-- Begin Supplied material --

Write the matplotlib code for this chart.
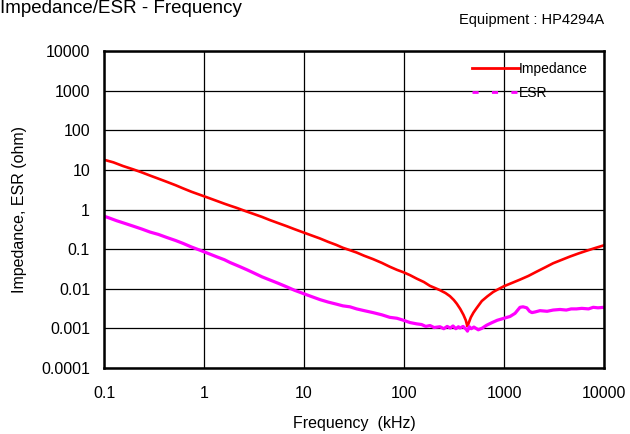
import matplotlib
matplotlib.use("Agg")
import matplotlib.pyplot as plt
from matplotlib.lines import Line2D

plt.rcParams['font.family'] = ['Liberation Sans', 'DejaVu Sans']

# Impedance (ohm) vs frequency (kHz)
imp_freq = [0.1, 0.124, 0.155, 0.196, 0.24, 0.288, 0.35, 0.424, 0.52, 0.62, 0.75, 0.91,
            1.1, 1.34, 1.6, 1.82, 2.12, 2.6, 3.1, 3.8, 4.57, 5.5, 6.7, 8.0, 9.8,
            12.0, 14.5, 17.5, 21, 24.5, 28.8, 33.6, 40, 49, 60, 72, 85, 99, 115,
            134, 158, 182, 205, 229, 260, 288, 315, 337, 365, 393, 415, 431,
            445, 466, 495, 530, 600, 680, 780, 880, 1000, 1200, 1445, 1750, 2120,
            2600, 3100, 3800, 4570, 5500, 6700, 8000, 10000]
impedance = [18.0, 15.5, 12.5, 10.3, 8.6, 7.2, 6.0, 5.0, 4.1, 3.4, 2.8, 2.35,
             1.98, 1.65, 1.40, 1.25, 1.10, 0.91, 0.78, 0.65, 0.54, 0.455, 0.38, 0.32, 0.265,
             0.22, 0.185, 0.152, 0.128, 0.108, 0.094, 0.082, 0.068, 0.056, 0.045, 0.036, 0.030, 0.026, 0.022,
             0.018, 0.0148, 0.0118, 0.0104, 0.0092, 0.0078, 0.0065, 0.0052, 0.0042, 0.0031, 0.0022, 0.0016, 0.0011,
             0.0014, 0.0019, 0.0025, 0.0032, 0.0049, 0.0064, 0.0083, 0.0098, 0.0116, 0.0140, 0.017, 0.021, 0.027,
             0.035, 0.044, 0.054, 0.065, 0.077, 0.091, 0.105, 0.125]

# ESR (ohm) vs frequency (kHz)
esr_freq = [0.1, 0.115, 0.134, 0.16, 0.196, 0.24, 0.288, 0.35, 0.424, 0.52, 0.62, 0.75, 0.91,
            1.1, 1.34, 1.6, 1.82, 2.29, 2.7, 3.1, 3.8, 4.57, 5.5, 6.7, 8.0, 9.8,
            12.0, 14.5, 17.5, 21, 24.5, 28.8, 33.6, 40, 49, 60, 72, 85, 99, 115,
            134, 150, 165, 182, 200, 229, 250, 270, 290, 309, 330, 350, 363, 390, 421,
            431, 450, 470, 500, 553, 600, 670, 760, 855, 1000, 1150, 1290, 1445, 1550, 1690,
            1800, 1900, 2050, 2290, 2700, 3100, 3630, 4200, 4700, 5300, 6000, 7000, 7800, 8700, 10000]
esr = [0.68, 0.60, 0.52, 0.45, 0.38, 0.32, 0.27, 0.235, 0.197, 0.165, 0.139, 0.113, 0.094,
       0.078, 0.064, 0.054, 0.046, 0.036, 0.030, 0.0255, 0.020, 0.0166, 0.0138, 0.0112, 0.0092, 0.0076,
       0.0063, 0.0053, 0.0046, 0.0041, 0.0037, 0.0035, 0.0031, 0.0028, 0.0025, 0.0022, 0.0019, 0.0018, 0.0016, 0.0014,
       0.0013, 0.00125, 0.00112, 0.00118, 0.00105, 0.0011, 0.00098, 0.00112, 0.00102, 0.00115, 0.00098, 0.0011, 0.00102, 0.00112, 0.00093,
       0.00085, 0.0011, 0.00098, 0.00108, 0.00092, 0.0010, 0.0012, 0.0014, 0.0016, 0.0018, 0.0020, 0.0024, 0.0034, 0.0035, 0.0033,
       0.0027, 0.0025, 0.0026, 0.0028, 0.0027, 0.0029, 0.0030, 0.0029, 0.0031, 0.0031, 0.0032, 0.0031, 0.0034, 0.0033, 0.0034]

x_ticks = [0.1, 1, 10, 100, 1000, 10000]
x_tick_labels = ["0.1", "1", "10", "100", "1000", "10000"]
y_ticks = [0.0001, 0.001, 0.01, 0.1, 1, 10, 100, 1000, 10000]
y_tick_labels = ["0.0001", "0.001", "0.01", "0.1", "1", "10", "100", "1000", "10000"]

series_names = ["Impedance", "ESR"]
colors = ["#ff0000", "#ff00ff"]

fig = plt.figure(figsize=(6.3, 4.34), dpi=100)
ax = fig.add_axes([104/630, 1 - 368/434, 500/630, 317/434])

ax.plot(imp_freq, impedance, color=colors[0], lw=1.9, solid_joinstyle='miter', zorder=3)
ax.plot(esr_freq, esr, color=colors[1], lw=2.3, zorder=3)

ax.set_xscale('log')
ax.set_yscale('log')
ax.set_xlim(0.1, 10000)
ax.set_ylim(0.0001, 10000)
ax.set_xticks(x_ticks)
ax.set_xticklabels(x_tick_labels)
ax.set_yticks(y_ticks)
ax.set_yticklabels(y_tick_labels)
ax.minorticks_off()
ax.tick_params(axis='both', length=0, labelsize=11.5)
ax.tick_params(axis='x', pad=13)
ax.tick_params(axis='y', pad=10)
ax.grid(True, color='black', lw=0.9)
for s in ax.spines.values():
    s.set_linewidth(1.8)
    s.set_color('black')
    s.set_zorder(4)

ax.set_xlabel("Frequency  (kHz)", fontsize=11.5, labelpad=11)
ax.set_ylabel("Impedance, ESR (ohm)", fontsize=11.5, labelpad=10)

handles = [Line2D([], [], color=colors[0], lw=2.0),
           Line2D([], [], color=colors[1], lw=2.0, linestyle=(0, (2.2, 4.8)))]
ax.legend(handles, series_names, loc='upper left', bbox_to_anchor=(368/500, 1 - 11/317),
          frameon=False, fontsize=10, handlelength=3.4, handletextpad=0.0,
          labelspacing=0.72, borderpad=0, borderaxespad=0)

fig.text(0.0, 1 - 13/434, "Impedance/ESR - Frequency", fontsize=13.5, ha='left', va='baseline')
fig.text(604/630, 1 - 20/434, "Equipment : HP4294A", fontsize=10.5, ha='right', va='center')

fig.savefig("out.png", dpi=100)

-- End Supplied material --

▶ [Written instruction] Return the material exactly as given, apart from the pictures.

▶ [Written answer]
Write the matplotlib code for this chart.
import matplotlib
matplotlib.use("Agg")
import matplotlib.pyplot as plt
from matplotlib.lines import Line2D

plt.rcParams['font.family'] = ['Liberation Sans', 'DejaVu Sans']

# Impedance (ohm) vs frequency (kHz)
imp_freq = [0.1, 0.124, 0.155, 0.196, 0.24, 0.288, 0.35, 0.424, 0.52, 0.62, 0.75, 0.91,
            1.1, 1.34, 1.6, 1.82, 2.12, 2.6, 3.1, 3.8, 4.57, 5.5, 6.7, 8.0, 9.8,
            12.0, 14.5, 17.5, 21, 24.5, 28.8, 33.6, 40, 49, 60, 72, 85, 99, 115,
            134, 158, 182, 205, 229, 260, 288, 315, 337, 365, 393, 415, 431,
            445, 466, 495, 530, 600, 680, 780, 880, 1000, 1200, 1445, 1750, 2120,
            2600, 3100, 3800, 4570, 5500, 6700, 8000, 10000]
impedance = [18.0, 15.5, 12.5, 10.3, 8.6, 7.2, 6.0, 5.0, 4.1, 3.4, 2.8, 2.35,
             1.98, 1.65, 1.40, 1.25, 1.10, 0.91, 0.78, 0.65, 0.54, 0.455, 0.38, 0.32, 0.265,
             0.22, 0.185, 0.152, 0.128, 0.108, 0.094, 0.082, 0.068, 0.056, 0.045, 0.036, 0.030, 0.026, 0.022,
             0.018, 0.0148, 0.0118, 0.0104, 0.0092, 0.0078, 0.0065, 0.0052, 0.0042, 0.0031, 0.0022, 0.0016, 0.0011,
             0.0014, 0.0019, 0.0025, 0.0032, 0.0049, 0.0064, 0.0083, 0.0098, 0.0116, 0.0140, 0.017, 0.021, 0.027,
             0.035, 0.044, 0.054, 0.065, 0.077, 0.091, 0.105, 0.125]

# ESR (ohm) vs frequency (kHz)
esr_freq = [0.1, 0.115, 0.134, 0.16, 0.196, 0.24, 0.288, 0.35, 0.424, 0.52, 0.62, 0.75, 0.91,
            1.1, 1.34, 1.6, 1.82, 2.29, 2.7, 3.1, 3.8, 4.57, 5.5, 6.7, 8.0, 9.8,
            12.0, 14.5, 17.5, 21, 24.5, 28.8, 33.6, 40, 49, 60, 72, 85, 99, 115,
            134, 150, 165, 182, 200, 229, 250, 270, 290, 309, 330, 350, 363, 390, 421,
            431, 450, 470, 500, 553, 600, 670, 760, 855, 1000, 1150, 1290, 1445, 1550, 1690,
            1800, 1900, 2050, 2290, 2700, 3100, 3630, 4200, 4700, 5300, 6000, 7000, 7800, 8700, 10000]
esr = [0.68, 0.60, 0.52, 0.45, 0.38, 0.32, 0.27, 0.235, 0.197, 0.165, 0.139, 0.113, 0.094,
       0.078, 0.064, 0.054, 0.046, 0.036, 0.030, 0.0255, 0.020, 0.0166, 0.0138, 0.0112, 0.0092, 0.0076,
       0.0063, 0.0053, 0.0046, 0.0041, 0.0037, 0.0035, 0.0031, 0.0028, 0.0025, 0.0022, 0.0019, 0.0018, 0.0016, 0.0014,
       0.0013, 0.00125, 0.00112, 0.00118, 0.00105, 0.0011, 0.00098, 0.00112, 0.00102, 0.00115, 0.00098, 0.0011, 0.00102, 0.00112, 0.00093,
       0.00085, 0.0011, 0.00098, 0.00108, 0.00092, 0.0010, 0.0012, 0.0014, 0.0016, 0.0018, 0.0020, 0.0024, 0.0034, 0.0035, 0.0033,
       0.0027, 0.0025, 0.0026, 0.0028, 0.0027, 0.0029, 0.0030, 0.0029, 0.0031, 0.0031, 0.0032, 0.0031, 0.0034, 0.0033, 0.0034]

x_ticks = [0.1, 1, 10, 100, 1000, 10000]
x_tick_labels = ["0.1", "1", "10", "100", "1000", "10000"]
y_ticks = [0.0001, 0.001, 0.01, 0.1, 1, 10, 100, 1000, 10000]
y_tick_labels = ["0.0001", "0.001", "0.01", "0.1", "1", "10", "100", "1000", "10000"]

series_names = ["Impedance", "ESR"]
colors = ["#ff0000", "#ff00ff"]

fig = plt.figure(figsize=(6.3, 4.34), dpi=100)
ax = fig.add_axes([104/630, 1 - 368/434, 500/630, 317/434])

ax.plot(imp_freq, impedance, color=colors[0], lw=1.9, solid_joinstyle='miter', zorder=3)
ax.plot(esr_freq, esr, color=colors[1], lw=2.3, zorder=3)

ax.set_xscale('log')
ax.set_yscale('log')
ax.set_xlim(0.1, 10000)
ax.set_ylim(0.0001, 10000)
ax.set_xticks(x_ticks)
ax.set_xticklabels(x_tick_labels)
ax.set_yticks(y_ticks)
ax.set_yticklabels(y_tick_labels)
ax.minorticks_off()
ax.tick_params(axis='both', length=0, labelsize=11.5)
ax.tick_params(axis='x', pad=13)
ax.tick_params(axis='y', pad=10)
ax.grid(True, color='black', lw=0.9)
for s in ax.spines.values():
    s.set_linewidth(1.8)
    s.set_color('black')
    s.set_zorder(4)

ax.set_xlabel("Frequency  (kHz)", fontsize=11.5, labelpad=11)
ax.set_ylabel("Impedance, ESR (ohm)", fontsize=11.5, labelpad=10)

handles = [Line2D([], [], color=colors[0], lw=2.0),
           Line2D([], [], color=colors[1], lw=2.0, linestyle=(0, (2.2, 4.8)))]
ax.legend(handles, series_names, loc='upper left', bbox_to_anchor=(368/500, 1 - 11/317),
          frameon=False, fontsize=10, handlelength=3.4, handletextpad=0.0,
          labelspacing=0.72, borderpad=0, borderaxespad=0)

fig.text(0.0, 1 - 13/434, "Impedance/ESR - Frequency", fontsize=13.5, ha='left', va='baseline')
fig.text(604/630, 1 - 20/434, "Equipment : HP4294A", fontsize=10.5, ha='right', va='center')

fig.savefig("out.png", dpi=100)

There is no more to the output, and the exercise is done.